When it comes to stakeholder engagement, understanding reciprocity is critical to navigating the stakeholder network. Why does this matter? Because comms is the part of the system most exposed to relational imbalance, and the part most punished when that imbalance accumulates.
Comms carries the relational risk of the whole organisation, but often without the instrumentation to see it.
In any stakeholder network, every exchange creates movement and the need for balance. Because every movement creates imbalance. And imbalance carries consequences. Reciprocity is not just movement; it’s the movement that stabilises the network.
There are simple measures that help you read this: cadence, initiation balance, response latency, reciprocity rate, and pulse variability.
Cadence is the average interval between contacts in a dyad.

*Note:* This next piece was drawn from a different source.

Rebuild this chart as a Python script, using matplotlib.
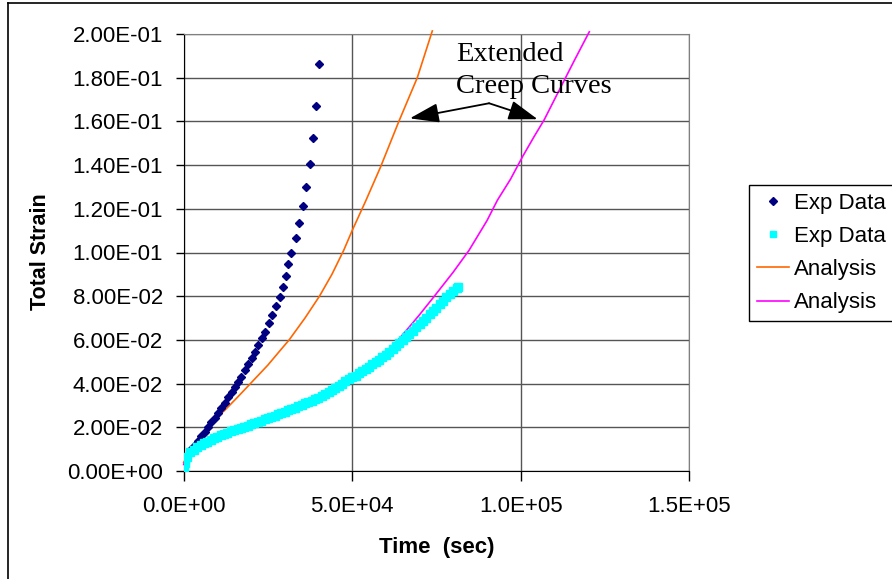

Initiation balance compares who is carrying the load. For two nodes, A and B, let fi(A) be the number of interactions A initiates with B, and fi(B) the number B initiates with A. The further fi(A)/fi(B) moves away from 1, the greater the imbalance.
These measures reveal relational drift, cooling, overload, and bottlenecks. They also provide early warning for relational risk and misalignment.
Not that stakeholders are customers, but a well‑designed CRM will let you track these patterns.
In a comms‑centric world, initiation is almost always completely imbalanced. But reciprocity remains the only reliable indicator, and a lead indicator, of whether the stakeholder system is aligned, attentive, and capable of stabilising itself. Once you start measuring reciprocity, the whole stakeholder network becomes visible in a different way.